The PFU operational status shall be set to: critical/hardware error Alarm will be sent to the EEM.
Fault LED on PFU on and power LED on PFU off while the power is faulty.
Repair
None
LED Indications
The following LED indications shall be given on the PIUs:
● LED turned on
LED flashing 0.5 sec frequency
◯ LED turned off
— Unchanged
If BR Button is pressed on a faulty NPU the red led will be turned off during the BPI, this to avoid conflict with the NPU power up signal.
Tn, Software Upgrade
Scope
This section describes the software upgrade functionality offered by the TN. It specifies the functionality for upgrading one TN, not the functionality offered by external management to upgrade a whole network, like how to upgrade from network extremities back to the BSC or how to upgrade several TNs in parallel.
General
Software Upgrade is the common name for Remote Software Upgrade (RSU) and Local Software Upgrade (LSU). Where RSU is defined as software upgraded from a remote FTP server whilst for LSU the local PC is used as FTP server.
Software present on a TN is always according to a defined System Release (SR). A SR is a package of all software that can be replaced by a SU of the software for:
The TN uses FTP for both RSU and LSU.
A TN is always upgraded to a SR. A SR contains always all BNS, ANS and ADS for that specific release. When performing a RSU or LSU, it is always from one SR to another.
FTP Server
Software is transferred to the TN using the FTP both for RSU as well as LSU. BNS has an FTP client that can download files from an FTP server.

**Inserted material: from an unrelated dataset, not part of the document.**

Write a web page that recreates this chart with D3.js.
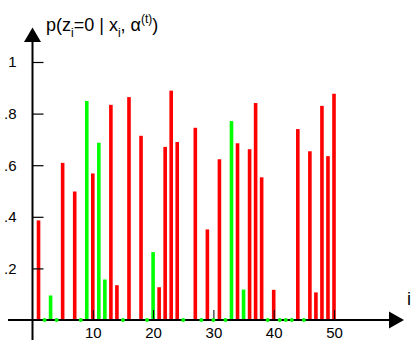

The server is either on the DCN or in a locally attached PC, there is no difference between RSU and LSU except for speed.
For RSU there must be an FTP-server somewhere on the DCN. Considerations must be taken to the DCN topology to avoid the RSU taking too long. Even if the network is okay from a traffic point of view, this might not be the case in the DCN point of view. There can be a need of several ftp-servers on the same DCN. The files to be downloaded to the TN then have to be pre-loaded to the local ftp-servers.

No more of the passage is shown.